In the ever-changing current climate, there are additional layers we must pay attention to when digesting the data. In the below image, we looked at U.S. search volume for the term “coronavirus.”

COVID19 volume

Coronavirus searches climbed steadily in early March, but March 12th represented “mass volume,” meaning that Google captured as much as an +80% in coronavirus search volume from the prior day, far exceeding any other single day jump. This level of volume stayed strong, only beginning a statistically significant decline on March 21st.

We believe that the week of March 12th represented when the panic hit, whereas by March 21st consumers felt more knowledgeable—and calmer. Our client portfolio reflected this; we saw a near identical trend, with all brands beginning to decline around March 12th. Now, after the 21st, declines have mostly flattened, and an uptick has begun again. Among the e-commerce brands I work with have seen sales up by 16%-50%.

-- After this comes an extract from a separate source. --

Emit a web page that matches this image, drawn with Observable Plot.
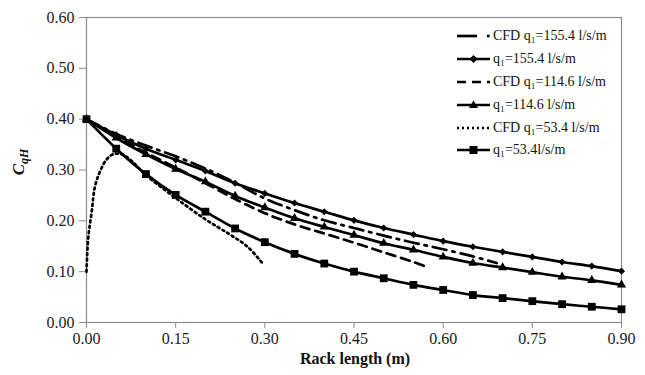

In the short term, I recommend that most brands pull back on upper funnel awareness tactics. Finding and converting “new to brand” users right now is more difficult than ever, so we advise a more nuanced approach. We have now centered our digital efforts on the consideration and conversion phases of our media plans. This way, we can actively identify hand raisers in the market. To strengthen that strategy, we are paying close attention to the specific items receiving outsize attention, and then changing our plans to focus on those products. Longer-term, brands will need to continue to build awareness in an ever-more-crowded e-commerce environment.

E-commerce is always ever-changing, but now is an intense period as consumers respond to their new reality. Digital marketers need to respond in real-time, using informed insights to apply customer acquisition, scale back on awareness, or shift tactics entirely. The brands that strengthen their digital businesses now will have a chance to shine—and a stronger future.